- Cardiofaciocutaneous syndrome is inherited in an autosomal dominant manner
- Specialty: Medical genetics
- Differential diagnosis: Costello syndrome Ectodermal dysplasia Noonan syndrome Noonan syndrome-like disorder with loose anagen hair

= Cardiofaciocutaneous syndrome =

Cardiofaciocutaneous (CFC) syndrome is an extremely rare genetic disorder, and is one of the RASopathies. It was first described in 1986.

It is characterized by the following:

- Distinctive facial appearance
- Unusually sparse, brittle, curly scalp hair
- A range of skin abnormalities from dermatitis to thick, scaly skin over the entire body (generalized ichthyosis)
- Heart malformations in over 75% of patients (congenital or appearing later), especially an obstruction of the normal flow of blood from the lower right ventricle of the heart to the lungs (valvar pulmonary stenosis)
- Growth delays
- Feeding problems associated with severe gastroesophageal reflux disease (GERD)
- Foot abnormalities (extra toe or fusion of two or more toes)
- Intellectual disability
- Failure to thrive

==Presentation==
=== Head ===
Individuals with the disorder usually have distinctive malformations of the craniofacial area including an unusually large head (macrocephaly), prominent forehead, and abnormal narrowing of both sides of the forehead (bitemporal constriction); The nose can be upturned and short with a low nasal bridge; and large ears that are abnormally rotated toward the back of the head. In many cases, affected individuals also have downward slanting eyelid folds, widely spaced eyes, drooping of the upper eyelids, inward deviation of the eyes, and other eye abnormalities including absent eyebrows and eyelashes.
==Genetic ==
Costello and Noonan syndrome are similar to CFC and their phenotypic overlap may be due to the biochemical relationship of the genes mutated in each syndrome. Genes that are mutated in all three of these syndromes encode proteins that function in the MAP kinase pathway.

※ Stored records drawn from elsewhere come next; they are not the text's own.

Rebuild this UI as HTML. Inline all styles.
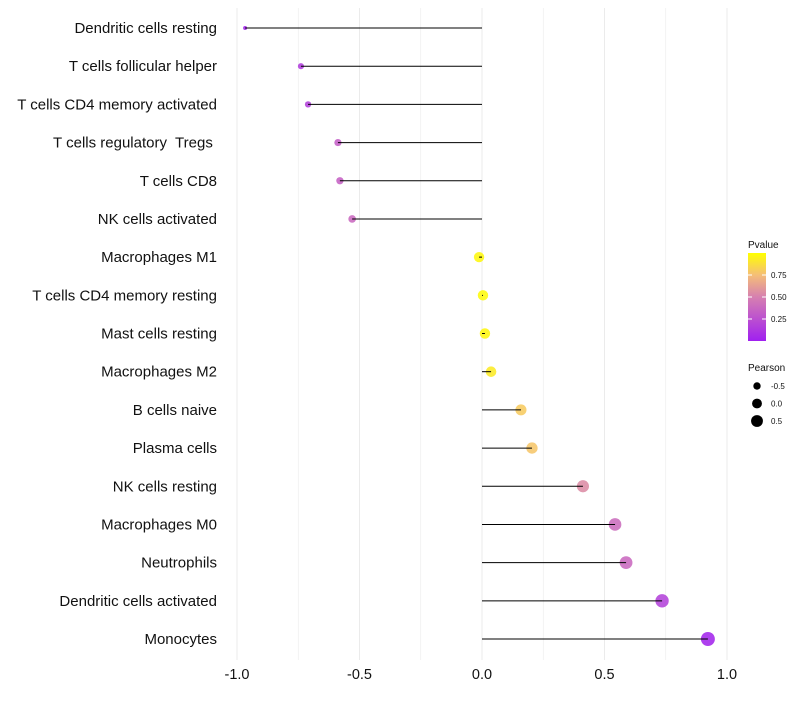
<!DOCTYPE html>
<html><head><meta charset="utf-8"><style>
body{margin:0;background:#fff;font-family:"Liberation Sans",sans-serif}
</style></head><body>
<svg id="c" width="800" height="700" xmlns="http://www.w3.org/2000/svg"></svg>
<script>
const categories=["Dendritic cells resting","T cells follicular helper","T cells CD4 memory activated","T cells regulatory  Tregs ","T cells CD8","NK cells activated","Macrophages M1","T cells CD4 memory resting","Mast cells resting","Macrophages M2","B cells naive","Plasma cells","NK cells resting","Macrophages M0","Neutrophils","Dendritic cells activated","Monocytes"];
const pearson=[-0.967,-0.739,-0.71,-0.588,-0.58,-0.53,-0.012,0.004,0.012,0.037,0.159,0.204,0.412,0.543,0.588,0.735,0.922];
const pvalue=[0.03,0.15,0.17,0.33,0.34,0.38,0.97,0.98,0.97,0.92,0.8,0.78,0.55,0.4,0.38,0.18,0.03];
const xTicks=[-1,-0.5,0,0.5,1];
const xTickLabels=["-1.0","-0.5","0.0","0.5","1.0"];
const pTicks=[0.25,0.5,0.75];
const pTickLabels=["0.25","0.50","0.75"];
const sizeKeys=[-0.5,0,0.5];
const sizeKeyLabels=["-0.5","0.0","0.5"];
const svg=document.getElementById('c');const NS="http://www.w3.org/2000/svg";
function el(t,a){const e=document.createElementNS(NS,t);for(const k in a)e.setAttribute(k,a[k]);svg.appendChild(e);return e;}
const x=v=>482+v*245;
const y=i=>28+i*(611/16);
const r=v=>Math.sqrt(Math.max(1,27+23.8*v));
const stops=[[0,[160,32,240]],[0.5,[214,128,176]],[0.75,[245,190,120]],[1,[255,255,0]]];
function col(p){for(let i=1;i<stops.length;i++){if(p<=stops[i][0]){const a=stops[i-1],b=stops[i],t=(p-a[0])/(b[0]-a[0]);return 'rgb('+a[1].map((c,j)=>Math.round(c+(b[1][j]-c)*t)).join(',')+')';}}return 'rgb(255,255,0)';}
for(let v=-1;v<=1.001;v+=0.25){const g=el('line',{x1:x(v),x2:x(v),y1:8,y2:660,stroke:'#ebebeb','stroke-width':Math.abs(v*2%1)<0.01?1:0.6});

}
xTicks.forEach((v,i)=>{const t=el('text',{x:x(v),y:679,'font-size':14.5,'text-anchor':'middle',fill:'#111'});t.textContent=xTickLabels[i];

});
categories.forEach((c,i)=>{const t=el('text',{x:217,y:y(i)+5,'font-size':15,'text-anchor':'end',fill:'#111','xml:space':'preserve',style:'white-space:pre'});t.textContent=c;


const d=el('circle',{cx:x(pearson[i]),cy:y(i),r:r(pearson[i]),fill:col(pvalue[i]),'fill-opacity':0.88});


const l=el('line',{x1:x(0),x2:x(pearson[i]),y1:y(i),y2:y(i),stroke:'#000','stroke-width':1});

});
const defs=el('defs',{});defs.innerHTML='<linearGradient id="pg" x1="0" y1="1" x2="0" y2="0"><stop offset="0" stop-color="rgb(160,32,240)"/><stop offset="0.5" stop-color="rgb(214,128,176)"/><stop offset="0.75" stop-color="rgb(245,190,120)"/><stop offset="1" stop-color="rgb(255,255,0)"/></linearGradient>';
let t=el('text',{x:748,y:248,'font-size':10,fill:'#111'});t.textContent='Pvalue';

const py=p=>341-p*88;
const bar=el('rect',{x:748,y:253,width:18,height:88,fill:'url(#pg)'});

pTicks.forEach((p,i)=>{el('line',{x1:748,x2:752,y1:py(p),y2:py(p),stroke:'#fff'});el('line',{x1:762,x2:766,y1:py(p),y2:py(p),stroke:'#fff'});
const tt=el('text',{x:771,y:py(p)+3,'font-size':8,fill:'#111'});tt.textContent=pTickLabels[i];
});
t=el('text',{x:748,y:371,'font-size':10,fill:'#111'});t.textContent='Pearson';

sizeKeys.forEach((v,i)=>{const cy=386+i*17.5;const cc=el('circle',{cx:757,cy:cy,r:r(v)*0.95,fill:'#000'});

const tt=el('text',{x:771,y:cy+3,'font-size':8,fill:'#111'});tt.textContent=sizeKeyLabels[i];
});
</script>
</body></html>
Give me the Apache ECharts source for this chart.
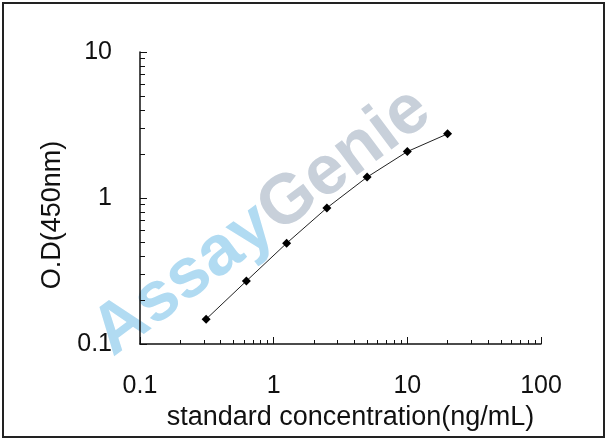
<!DOCTYPE html>
<html>
<head>
<meta charset="utf-8">
<script src="https://cdn.jsdelivr.net/npm/echarts@6/dist/echarts.min.js"></script>
<style>
  html, body { margin: 0; padding: 0; background: #fff; }
  #chart { width: 608px; height: 441px; }
</style>
</head>
<body>
<div id="chart"></div>
<script>
// standard curve
const concentrations = [0.3125, 0.625, 1.25, 2.5, 5, 10, 20];
const odValues = [0.148, 0.27, 0.49, 0.855, 1.39, 2.08, 2.75];

// tick positions on both log axes
const xMajorTicks = [0.1, 1, 10, 100];
const xMinorTicks = [0.2, 0.3, 0.4, 0.5, 0.6, 0.7, 0.8, 0.9,
  2, 3, 4, 5, 6, 7, 8, 9, 20, 30, 40, 50, 60, 70, 80, 90];
const yMajorTicks = [0.1, 1, 10];
const yMinorTicks = [0.2, 0.3, 0.4, 0.5, 0.6, 0.7, 0.8, 0.9,
  2, 3, 4, 5, 6, 7, 8, 9];

const font = 'Liberation Sans, Arial, sans-serif';
const myChart = echarts.init(document.getElementById('chart'), null, { renderer: 'canvas' });

const logAxis = function (extra) {
  return Object.assign({
    type: 'log',
    logBase: 10,
    splitLine: { show: false },
    minorTick: { show: false },
    minorSplitLine: { show: false }
  }, extra);
};

myChart.setOption({
  animation: false,
  backgroundColor: '#fff',
  grid: { left: 140, right: 67, top: 52, bottom: 97, containLabel: false },
  xAxis: [
    logAxis({
      min: 0.1, max: 100,
      name: 'standard concentration(ng/mL)',
      nameLocation: 'middle',
      nameGap: 56,
      nameTextStyle: { fontFamily: font, fontSize: 27, color: '#111', padding: [0, 0, 0, 20] },
      axisLine: { show: true, lineStyle: { color: '#111', width: 1.5 } },
      axisTick: { show: true, inside: true, length: 7, customValues: xMajorTicks, lineStyle: { color: '#111', width: 1 } },
      axisLabel: { customValues: xMajorTicks, margin: 30, fontFamily: font, fontSize: 25, color: '#111',
        formatter: v => String(v) }
    }),
    logAxis({
      min: 0.1, max: 100,
      position: 'bottom',
      axisLine: { show: false },
      axisTick: { show: true, inside: true, length: 4, customValues: xMinorTicks, lineStyle: { color: '#111', width: 1 } },
      axisLabel: { show: false }
    })
  ],
  yAxis: [
    logAxis({
      min: 0.1, max: 10,
      name: 'O.D(450nm)',
      nameLocation: 'middle',
      nameGap: 66,
      nameTextStyle: { fontFamily: font, fontSize: 27, color: '#111', padding: [0, 34, 0, 0] },
      axisLine: { show: true, lineStyle: { color: '#111', width: 1.5 } },
      axisTick: { show: true, inside: true, length: 7, customValues: yMajorTicks, lineStyle: { color: '#111', width: 1 } },
      axisLabel: { customValues: yMajorTicks, margin: 28, fontFamily: font, fontSize: 25, color: '#111',
        formatter: v => String(v) }
    }),
    logAxis({
      min: 0.1, max: 10,
      position: 'left',
      axisLine: { show: false },
      axisTick: { show: true, inside: true, length: 5, customValues: yMinorTicks, lineStyle: { color: '#111', width: 1 } },
      axisLabel: { show: false }
    })
  ],
  graphic: [
    {
      type: 'rect',
      shape: { x: 3, y: 3, width: 601, height: 434 },
      style: { fill: 'none', stroke: '#222', lineWidth: 2 },
      z: 0
    },
    {
      type: 'text',
      x: 262, y: 222,
      rotation: 36.7 * Math.PI / 180,
      z: 0,
      style: {
        text: '{a|Assay}{g|Genie}',
        align: 'center',
        verticalAlign: 'middle',
        rich: {
          a: { fontFamily: font, fontWeight: 'bold', fontSize: 70, fill: '#b1dbf2' },
          g: { fontFamily: font, fontWeight: 'bold', fontSize: 70, fill: '#c8d0da' }
        }
      }
    }
  ],
  series: [{
    type: 'line',
    data: concentrations.map((c, i) => [c, odValues[i]]),
    symbol: 'diamond',
    symbolSize: 9,
    z: 5,
    lineStyle: { color: '#222', width: 1 },
    itemStyle: { color: '#000' }
  }]
});
</script>
</body>
</html>
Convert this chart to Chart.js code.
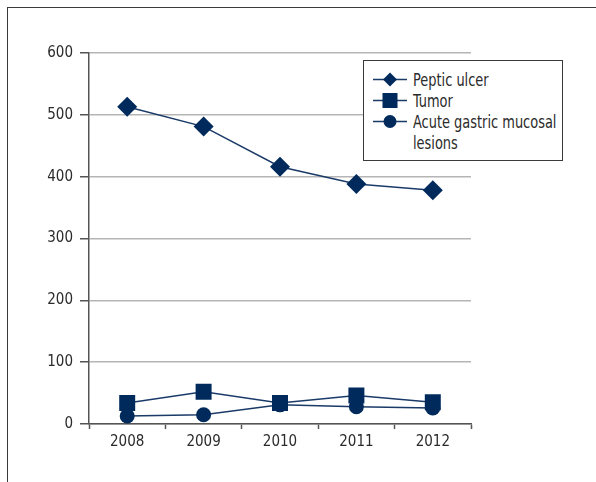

- Mutations that cause CFC are found in the KRAS, BRAF, MEK1, and MEK2 genes.
- Costello syndrome is caused by mutations in HRAS.
- Mutations that cause Noonan syndrome have been found in PTPN11 and SOS1.

The relative severity of CFC when compared to Noonan syndrome may reflect the position in the biochemical pathway occupied by the affected genes.
- Shp2, the protein product of the PTPN11 gene, appears to regulate the MAP kinase pathway at or above the level of SOS1.
- SOS1 in turn regulates the activities of RAS, RAF, MEK, ERK, and p90RSK.
- SOS1 has been demonstrated to be a target of negative feedback by ERK and p90RSK.

Thus, any activating mutation downstream of SOS1 may be subject to less regulation that might mitigate the consequence of such mutations, giving rise to the phenotypic differences seen between these syndromes.